The General Data Protection Regulation (GDPR) came into our lives like a tornado. It swept through our business processes and spat us out. Well, that is certainly how it felt at the time.
Now, almost a year on, where do we stand?
Has your organisation recovered enough to take a breather or are you still wondering what a DPIA is and do you really need to take consent from customers you’ve had for ten years?
By February of this year, over 59,000 organisations had made a data breach notification to their local authorities. Around 10,600 of those were from UK companies. The GDPR is not going away and we have to make sure we deal with it efficiently and effectively.
With this in mind, as we move into the second year of being under the GDPR hood, what sort of things do we need to re-address or keep an eye on?
Keeping Up with the GDPR
There are a few housekeeping points you need to keep on top of to maintain compliance with GDPR requirements. The main ones include:
GDPR requirements refresher course
It is always useful to refresh your knowledge around what the requirements of GDPR actually are. Even if you have a dedicated Data Protection Officer (DPO) who has the job of keeping your organisation in line with the GDPR, your staff may have forgotten what it is all about. Staff GDPR refresher course training helps to keep your staff focused on the importance of data privacy. These refresher courses are particularly important for staff who handle data, such as HR, marketing, IT, and sales.

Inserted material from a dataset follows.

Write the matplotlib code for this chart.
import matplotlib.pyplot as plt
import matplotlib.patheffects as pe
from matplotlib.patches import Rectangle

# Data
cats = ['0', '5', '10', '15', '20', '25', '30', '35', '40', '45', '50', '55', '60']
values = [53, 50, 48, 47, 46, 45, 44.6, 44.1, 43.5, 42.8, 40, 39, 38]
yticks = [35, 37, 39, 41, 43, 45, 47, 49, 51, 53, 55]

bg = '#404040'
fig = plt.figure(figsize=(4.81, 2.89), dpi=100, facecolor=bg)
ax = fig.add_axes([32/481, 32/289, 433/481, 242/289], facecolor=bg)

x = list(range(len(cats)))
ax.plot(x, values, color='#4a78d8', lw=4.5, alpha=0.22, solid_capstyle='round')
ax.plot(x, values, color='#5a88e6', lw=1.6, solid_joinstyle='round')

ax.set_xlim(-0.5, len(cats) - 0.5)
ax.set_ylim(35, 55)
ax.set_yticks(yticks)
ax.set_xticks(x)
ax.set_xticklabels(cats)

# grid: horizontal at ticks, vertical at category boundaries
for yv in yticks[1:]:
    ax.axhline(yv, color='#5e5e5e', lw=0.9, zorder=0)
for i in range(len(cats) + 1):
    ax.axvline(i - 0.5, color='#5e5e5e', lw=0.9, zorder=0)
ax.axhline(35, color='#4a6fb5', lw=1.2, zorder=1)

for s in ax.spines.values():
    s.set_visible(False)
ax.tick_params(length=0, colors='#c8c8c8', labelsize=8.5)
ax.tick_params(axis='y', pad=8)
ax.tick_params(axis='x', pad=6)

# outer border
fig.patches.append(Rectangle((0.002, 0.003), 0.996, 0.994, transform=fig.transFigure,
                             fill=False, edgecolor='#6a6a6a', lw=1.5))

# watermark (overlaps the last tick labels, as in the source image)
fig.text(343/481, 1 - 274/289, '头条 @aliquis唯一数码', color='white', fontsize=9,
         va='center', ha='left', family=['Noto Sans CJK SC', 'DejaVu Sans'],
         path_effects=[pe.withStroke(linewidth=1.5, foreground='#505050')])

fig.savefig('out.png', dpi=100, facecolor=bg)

Reviewing your processes and suppliers
Any update that fundamentally changes the data processing of your organisation needs to be checked for GDPR compliance. To recap:
- Review your data processing procedure
- Check your data capture and any new data brought under your control. This includes any special category data under the GDPR which covers areas such as trade union membership, biometrics, health data.
- Review your consent process a year on – did you capture the consents you were supposed to? If you manage consents using a basis of ‘legitimate interest’ have you carried out a Legitimate Interest Assessment (LIA) to show compliance?
- Have you changed suppliers -added or removed vendors from your supply list? If so, make sure you have covered the GDPR requirements to ensure they process any data you collect within the expectations of the regulation
A security policy is not a static entity. It is only as good as the security and data protection landscape that it represents. Review your security policy to see if you need to update any areas, especially around data protection regulations like GDPR. The review you do that looks at processes, collection, and suppliers, will feed into this task.
Where you do find gaps in your policy, plug them with updated information and procedures. And, don’t forget to make sure that all staff, from C-Level down, know the policy has been updated. You may also require policy training to help with implementation of any new processes.
Review and update your DPIA
A Data Privacy Impact Assessment (DPIA) is a process carried out by a suitably qualified individual or firm to look at your processes and procedures to see if data privacy is impacted. The assessment will look to solutions to solve any issues the DPIA finds. A DPIA is a requirement of the UK’s Data Protection Act (DPA) and GDPR. The UK’s Information Commissioner’s Office (ICO) have guidance on how to perform a DPIA.
Keep on top of cyber threats
Being aware of security threats is an important aspect of modern business. The cyber-threat landscape is an ever-changing place as cybercriminals continuously up their game to keep us on our toes. Data privacy is an aspect of data security that is often impacted by cybercrime. Use regular security awareness training, such as online training videos, to keep staff aware of the daily risks to personal data of using email, mobile devices, etc. An aware staff member is a safer and more regulation complaint staff member.
Review your approach to compliance
Compliance, including regulations that involve data protection, has become an everyday part of business life. But the compliance landscape, including the approach to policing and enforcing regulations, can change. This can, in turn, affect how you approach regulatory compliance in your organisation. Keep a watchful eye on the ICO’s Regulatory Action Policy document which sets out what powers the ICO has and how they apply them. Understanding this may help you to adjust the way you approach your own compliance requirements.
The Carousel of Compliance
All of the above, demonstrates that keeping in the bounds of regulatory compliance and ensuring you meet the requirements of GDPR is not a one-off task. Regulatory frameworks on privacy and security matters are there to reflect the needs of our digital society. They themselves are not static – the GDPR is a result of the growing use of personal data in a connected world. The best way forward to minimise the upheaval of compliance is to get into a routine of regular review. Once you have this in place and done it a couple of times it will become easier. In the end, with fines as high as 4% of gross revenue or 20 million euros whichever is higher, getting your house in order and keeping it there is a worthwhile job.